The Limit of Human Population Growth

A good post at The New Yorker, summarizing the growth of human population. Earth should hit the 7,000,000,000 population mark sometime in the next two to three weeks:

Sometime on October 31st, the world’s population will hit seven billion. The baby who does the trick will most likely appear in India, where the number of births per minute—fifty-one—is higher than in any other nation. But he or she could also be born in China—the world’s most populous country—or in a fast-growing nation like Nigeria or Guatemala or, really, anywhere. The idea that a particular child will on a particular day bring the global population to a particular number is, of course, a fiction; nobody can say, within tens of millions, how many people there are on earth at any given time.
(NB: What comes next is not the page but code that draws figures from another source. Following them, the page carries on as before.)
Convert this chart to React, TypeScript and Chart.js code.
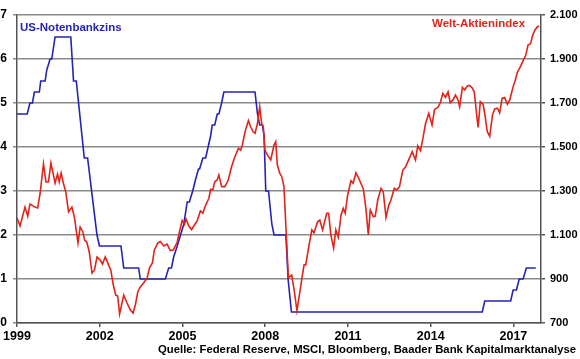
import React, { useEffect, useRef } from "react";
import { Chart, registerables } from "chart.js";

Chart.register(...registerables);

// US Fed funds target rate (%), step points
const fedYears = [
  1999.0, 1999.37, 1999.47, 1999.56, 1999.63, 1999.81, 1999.86, 2000.02, 2000.08, 2000.2, 2000.26, 2000.38,
  2000.95, 2001.05, 2001.15, 2001.44, 2001.56, 2001.9, 2001.99, 2002.77, 2002.87, 2003.41, 2003.47, 2004.38,
  2004.5, 2004.6, 2004.68, 2004.81, 2004.93, 2005.05, 2005.17, 2005.25, 2005.37, 2005.47, 2005.58, 2005.62,
  2005.74, 2005.84, 2005.93, 2006.02, 2006.08, 2006.17, 2006.26, 2006.32, 2006.42, 2006.5, 2007.63, 2007.72,
  2007.8, 2007.9, 2007.96, 2008.02, 2008.12, 2008.24, 2008.32, 2008.75, 2008.83, 2008.95, 2015.87, 2015.96,
  2016.9, 2016.99, 2017.11, 2017.21, 2017.35, 2017.47, 2017.81,
];
const fedRates = [
  4.75, 4.75, 5.0, 5.0, 5.25, 5.25, 5.5, 5.5, 5.75, 6.0, 6.0, 6.5,
  6.5, 5.5, 5.5, 3.75, 3.75, 2.0, 1.75, 1.75, 1.25, 1.25, 1.0, 1.0,
  1.25, 1.25, 1.5, 1.75, 2.0, 2.25, 2.75, 2.75, 3.0, 3.25, 3.5, 3.5,
  3.75, 3.75, 4.0, 4.25, 4.5, 4.5, 4.75, 4.75, 5.0, 5.25, 5.25, 4.75,
  4.5, 4.5, 4.25, 3.0, 3.0, 2.25, 2.0, 2.0, 1.0, 0.25, 0.25, 0.5,
  0.5, 0.75, 0.75, 1.0, 1.0, 1.25, 1.25,
];

// World equity index (MSCI World), right axis
const msciYears = [
  1999.0, 1999.11, 1999.29, 1999.39, 1999.47, 1999.65, 1999.75, 1999.84, 1999.96, 2000.05, 2000.14, 2000.23,
  2000.32, 2000.38, 2000.47, 2000.53, 2000.6, 2000.68, 2000.77, 2000.87, 2000.99, 2001.08, 2001.21, 2001.29,
  2001.39, 2001.45, 2001.53, 2001.62, 2001.72, 2001.81, 2001.9, 2002.02, 2002.1, 2002.2, 2002.32, 2002.4,
  2002.49, 2002.58, 2002.65, 2002.72, 2002.87, 2002.99, 2003.11, 2003.21, 2003.29, 2003.38, 2003.47, 2003.59,
  2003.72, 2003.8, 2003.91, 2003.98, 2004.11, 2004.2, 2004.32, 2004.44, 2004.56, 2004.67, 2004.81, 2004.89,
  2004.99, 2005.07, 2005.13, 2005.23, 2005.33, 2005.41, 2005.53, 2005.65, 2005.74, 2005.84, 2005.96, 2006.02,
  2006.1, 2006.17, 2006.26, 2006.32, 2006.42, 2006.54, 2006.66, 2006.78, 2006.9, 2007.03, 2007.11, 2007.17,
  2007.27, 2007.39, 2007.47, 2007.56, 2007.63, 2007.72, 2007.8, 2007.87, 2007.93, 2007.99, 2008.08, 2008.2,
  2008.32, 2008.38, 2008.44, 2008.53, 2008.6, 2008.68, 2008.75, 2008.84, 2008.96, 2009.05, 2009.15, 2009.23,
  2009.33, 2009.41, 2009.47, 2009.57, 2009.69, 2009.77, 2009.9, 2009.98, 2010.08, 2010.23, 2010.3, 2010.38,
  2010.48, 2010.56, 2010.65, 2010.75, 2010.83, 2010.9, 2010.99, 2011.11, 2011.19, 2011.29, 2011.39, 2011.56,
  2011.65, 2011.74, 2011.81, 2011.92, 2011.99, 2012.08, 2012.2, 2012.28, 2012.38, 2012.48, 2012.56, 2012.68,
  2012.77, 2012.87, 2012.99, 2013.08, 2013.21, 2013.33, 2013.45, 2013.53, 2013.63, 2013.72, 2013.81, 2013.93,
  2014.05, 2014.14, 2014.26, 2014.35, 2014.44, 2014.54, 2014.63, 2014.71, 2014.81, 2014.9, 2014.99, 2015.05,
  2015.15, 2015.23, 2015.33, 2015.41, 2015.51, 2015.58, 2015.65, 2015.72, 2015.8, 2015.9, 2015.98, 2016.05,
  2016.14, 2016.24, 2016.32, 2016.42, 2016.5, 2016.59, 2016.68, 2016.78, 2016.87, 2016.98, 2017.05, 2017.15,
  2017.25, 2017.36, 2017.45, 2017.53, 2017.62, 2017.69, 2017.78, 2017.87, 2017.93,
];
const msciValues = [
  1177, 1141, 1227, 1186, 1241, 1227, 1223, 1291, 1423, 1341, 1341, 1427,
  1373, 1336, 1377, 1341, 1382, 1336, 1295, 1205, 1227, 1182, 1064, 1136,
  1114, 1077, 1068, 1023, 927, 941, 1000, 986, 968, 1000, 964, 941,
  873, 827, 823, 741, 827, 791, 759, 745, 782, 841, 864, 882,
  905, 950, 973, 1032, 1064, 1070, 1050, 1059, 1029, 1032, 1068, 1114,
  1166, 1148, 1173, 1141, 1125, 1141, 1164, 1209, 1199, 1236, 1267, 1308,
  1305, 1342, 1350, 1373, 1320, 1320, 1350, 1410, 1456, 1494, 1486, 1509,
  1570, 1620, 1592, 1570, 1562, 1608, 1683, 1608, 1592, 1486, 1464, 1441,
  1509, 1524, 1418, 1380, 1365, 1320, 1136, 905, 918, 850, 756, 820,
  903, 964, 964, 1040, 1123, 1110, 1160, 1168, 1123, 1199, 1199, 1100,
  1040, 1123, 1090, 1191, 1221, 1199, 1282, 1347, 1335, 1383, 1358, 1308,
  1221, 1100, 1214, 1183, 1186, 1259, 1312, 1297, 1180, 1236, 1259, 1312,
  1305, 1320, 1395, 1408, 1444, 1479, 1441, 1505, 1483, 1540, 1605, 1653,
  1600, 1671, 1680, 1701, 1744, 1726, 1751, 1701, 1714, 1736, 1714, 1683,
  1771, 1759, 1777, 1780, 1768, 1750, 1668, 1589, 1706, 1695, 1636, 1570,
  1548, 1645, 1673, 1676, 1655, 1721, 1725, 1695, 1715, 1770, 1797, 1842,
  1864, 1895, 1918, 1964, 1970, 2005, 2032, 2047, 2050,
];

const xTickYears = [1999, 2002, 2005, 2008, 2011, 2014, 2017];
const leftTicks = [0, 1, 2, 3, 4, 5, 6, 7];
const rightTicks = [700, 900, 1100, 1300, 1500, 1700, 1900, 2100];

const fedLabel = "US-Notenbankzins";
const msciLabel = "Welt-Aktienindex";
const sourceText = "Quelle: Federal Reserve, MSCI, Bloomberg, Baader Bank Kapitalmarktanalyse";

const BLUE = "#2424B8";
const RED = "#E2231A";
const FONT = "Arial, 'Liberation Sans', sans-serif";

function fmtThousands(v: number): string {
  const s = String(Math.round(v));
  return s.replace(/\B(?=(\d{3})+(?!\d))/g, ".");
}

export default function App() {
  const ref = useRef<HTMLCanvasElement | null>(null);

  useEffect(() => {
    if (!ref.current) return;
    const textPlugin = {
      id: "texts",
      afterDraw(chart: any) {
        const ctx = chart.ctx;
        ctx.save();
        ctx.textBaseline = "middle";
        ctx.textAlign = "left";
        ctx.font = `bold 11.5px ${FONT}`;
        ctx.fillStyle = BLUE;
        ctx.fillText(fedLabel, 20, 28);
        ctx.fillStyle = RED;
        ctx.fillText(msciLabel, 432, 24);
        ctx.fillStyle = "#000";
        ctx.font = `bold 11.6px ${FONT}`;
        ctx.fillText(sourceText, 158, 350, 418);
        ctx.restore();
      },
    };

    const chart = new Chart(ref.current, {
      type: "line",
      data: {
        datasets: [
          {
            label: msciLabel,
            data: msciYears.map((x, i) => ({ x, y: msciValues[i] })),
            yAxisID: "y1",
            borderColor: RED,
            borderWidth: 1.6,
            pointRadius: 0,
            tension: 0,
            fill: false,
          },
          {
            label: fedLabel,
            data: fedYears.map((x, i) => ({ x, y: fedRates[i] })),
            yAxisID: "y",
            borderColor: BLUE,
            borderWidth: 1.6,
            pointRadius: 0,
            tension: 0,
            fill: false,
          },
        ],
      },
      options: {
        responsive: false,
        animation: false,
        devicePixelRatio: 1,
        layout: { padding: { top: 15, left: 0, right: 0, bottom: 0 } },
        plugins: { legend: { display: false }, tooltip: { enabled: false } },
        scales: {
          x: {
            type: "linear",
            min: 1999,
            max: 2018,
            afterBuildTicks: (scale: any) => {
              scale.ticks = xTickYears.map((v) => ({ value: v }));
            },
            afterFit: (scale: any) => {
              scale.height = 36;
            },
            ticks: {
              autoSkip: false,
              maxRotation: 0,
              padding: 2,
              color: "#000",
              font: { family: FONT, size: 12.5, weight: "bold" },
              callback: (v: any) => String(v),
            },
            grid: { drawOnChartArea: false, drawTicks: true, tickLength: 4, color: "#555", lineWidth: 1.5 },
            border: { display: true, color: "#555", width: 1.5 },
          },
          y: {
            position: "left",
            min: 0,
            max: 7,
            afterBuildTicks: (scale: any) => {
              scale.ticks = leftTicks.map((v) => ({ value: v }));
            },
            afterFit: (scale: any) => {
              scale.width = 17;
            },
            ticks: {
              padding: 6,
              color: "#000",
              font: { family: FONT, size: 12, weight: "bold" },
              callback: (v: any) => String(v),
            },
            grid: { drawOnChartArea: true, drawTicks: true, tickLength: 4, color: "#8a8a8a", lineWidth: 1.5 },
            border: { display: true, color: "#555", width: 1.5 },
          },
          y1: {
            position: "right",
            min: 700,
            max: 2100,
            afterBuildTicks: (scale: any) => {
              scale.ticks = rightTicks.map((v) => ({ value: v }));
            },
            afterFit: (scale: any) => {
              scale.width = 39;
            },
            ticks: {
              padding: 5,
              color: "#000",
              font: { family: FONT, size: 11, weight: "bold" },
              callback: (v: any) => fmtThousands(Number(v)),
            },
            grid: { drawOnChartArea: false, drawTicks: true, tickLength: 4, color: "#555", lineWidth: 1.5 },
            border: { display: true, color: "#555", width: 1.5 },
          },
        },
      },
      plugins: [textPlugin],
    } as any);
    return () => chart.destroy();
  }, []);

  return (
    <div style={{ position: "fixed", left: 0, top: 0, width: 580, height: 359, background: "#fff" }}>
      <canvas ref={ref} width={580} height={359} style={{ width: 580, height: 359, display: "block" }} />
    </div>
  );
}
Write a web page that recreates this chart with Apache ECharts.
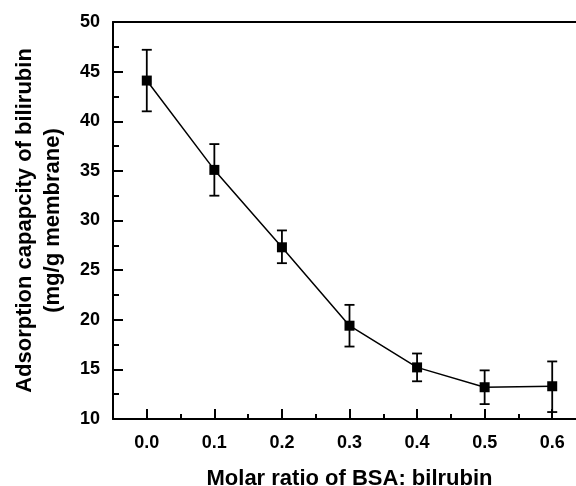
<!DOCTYPE html>
<html>
<head>
<meta charset="utf-8">
<script src="https://cdn.jsdelivr.net/npm/echarts@6/dist/echarts.min.js"></script>
<style>
  html, body { margin: 0; padding: 0; background: #fff; }
  #chart { width: 576px; height: 486px; }
</style>
</head>
<body>
<div id="chart"></div>
<script>
  // data
  var ratios = [0.0, 0.1, 0.2, 0.3, 0.4, 0.5, 0.6];
  var capacity = [44.1, 35.1, 27.3, 19.4, 15.2, 13.2, 13.3];
  var errLow = [41.0, 32.5, 25.7, 17.3, 13.8, 11.5, 10.7];
  var errHigh = [47.2, 37.7, 29.0, 21.5, 16.6, 14.9, 15.8];
  var xMajor = [0.0, 0.1, 0.2, 0.3, 0.4, 0.5, 0.6];
  var xMinor = [0.05, 0.15, 0.25, 0.35, 0.45, 0.55];

  var font = 'Liberation Sans, Arial, sans-serif';

  var points = ratios.map(function (r, i) { return [r, capacity[i]]; });
  var bars = ratios.map(function (r, i) { return [r, errLow[i], errHigh[i]]; });

  var chart = echarts.init(document.getElementById('chart'));
  chart.setOption({
    animation: false,
    grid: { left: 113, top: 22, right: -10, bottom: 67, outerBoundsMode: 'none', containLabel: false },
    xAxis: [{
      type: 'value',
      min: -0.05,
      max: 0.65,
      interval: 0.05,
      splitLine: { show: false },
      axisLine: { onZero: false, lineStyle: { color: '#000', width: 2 } },
      axisTick: { inside: true, length: 10, customValues: xMajor, lineStyle: { color: '#000', width: 2 } },
      axisLabel: {
        customValues: xMajor,
        margin: 15,
        color: '#000',
        fontFamily: font,
        fontWeight: 'bold',
        fontSize: 18,
        formatter: function (v) { return v.toFixed(1); }
      },
      name: 'Molar ratio of BSA: bilrubin',
      nameLocation: 'middle',
      nameGap: 49,
      nameTextStyle: { color: '#000', fontFamily: font, fontWeight: 'bold', fontSize: 22 }
    }, {
      // minor ticks
      type: 'value',
      min: -0.05,
      max: 0.65,
      interval: 0.05,
      position: 'bottom',
      splitLine: { show: false },
      axisLine: { show: false, onZero: false },
      axisTick: { inside: true, length: 5, customValues: xMinor, lineStyle: { color: '#000', width: 2 } },
      axisLabel: { show: false }
    }, {
      // top frame line
      type: 'value',
      min: -0.05,
      max: 0.65,
      position: 'top',
      splitLine: { show: false },
      axisLine: { onZero: false, lineStyle: { color: '#000', width: 2 } },
      axisTick: { show: false },
      axisLabel: { show: false }
    }],
    yAxis: {
      type: 'value',
      min: 10,
      max: 50,
      interval: 5,
      splitLine: { show: false },
      axisLine: { show: true, onZero: false, lineStyle: { color: '#000', width: 2 } },
      axisTick: { inside: true, length: 10, lineStyle: { color: '#000', width: 2 } },
      minorTick: { show: true, splitNumber: 2, length: 6, lineStyle: { color: '#000', width: 2 } },
      axisLabel: {
        margin: 13,
        color: '#000',
        fontFamily: font,
        fontWeight: 'bold',
        fontSize: 18
      },
      name: 'Adsorption capapcity of bilirubin\n(mg/g membrane)',
      nameLocation: 'middle',
      nameGap: 46,
      nameTextStyle: { color: '#000', fontFamily: font, fontWeight: 'bold', fontSize: 22, lineHeight: 28 }
    },
    series: [{
      type: 'custom',
      xAxisIndex: 0,
      data: bars,
      z: 3,
      renderItem: function (params, api) {
        var lo = api.coord([api.value(0), api.value(1)]);
        var hi = api.coord([api.value(0), api.value(2)]);
        var w = 5;
        var st = { stroke: '#000', lineWidth: 1.8 };
        return {
          type: 'group',
          children: [
            { type: 'line', shape: { x1: lo[0], y1: lo[1], x2: hi[0], y2: hi[1] }, style: st },
            { type: 'line', shape: { x1: lo[0] - w, y1: lo[1], x2: lo[0] + w, y2: lo[1] }, style: st },
            { type: 'line', shape: { x1: hi[0] - w, y1: hi[1], x2: hi[0] + w, y2: hi[1] }, style: st }
          ]
        };
      }
    }, {
      type: 'line',
      xAxisIndex: 0,
      data: points,
      z: 4,
      symbol: 'rect',
      symbolSize: 10,
      lineStyle: { color: '#000', width: 1.5 },
      itemStyle: { color: '#000' }
    }]
  });
</script>
</body>
</html>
The United Nations Population Fund has picked October 31st as its best estimate. That this date is Halloween is presumably just a coincidence…

If you aren’t already familiar with Thomas Malthus’s famous treatise, An Essay on the Principle of Population, in which he espouses that the rate of human growth will outstrip the food supply (which he argued, grows linearly), you should take a look at this Wikipedia page. Malthus’s essay is mentioned prominently in The New Yorker piece.

Furthermore, making predictions is hard. Hence, the frequent revisions:

The further ahead you look, the trickier things become. This is partly a matter of birth rates; because the base is now so large, even relatively trivial changes produce enormous effects. In most European nations, and also in countries like Japan and China, birth rates have already fallen below replacement levels. Until quite recently, the U.N. was projecting that rates in other parts of the globe would follow a similar downward slope, so that sometime toward 2050 global population would level out at around nine billion. A few months ago, though, the U.N. announced that it was revising its long-term forecast. The agency now estimates that the number of people on earth in 2100 will be ten billion and still climbing. One reason for the upward revision is that birth rates in many developing countries, particularly in Africa, have remained unexpectedly high.

The big question: is there a theoretical asymptote for the number of humans that Earth can sustain? If so, what is that number, to a first-degree approximation?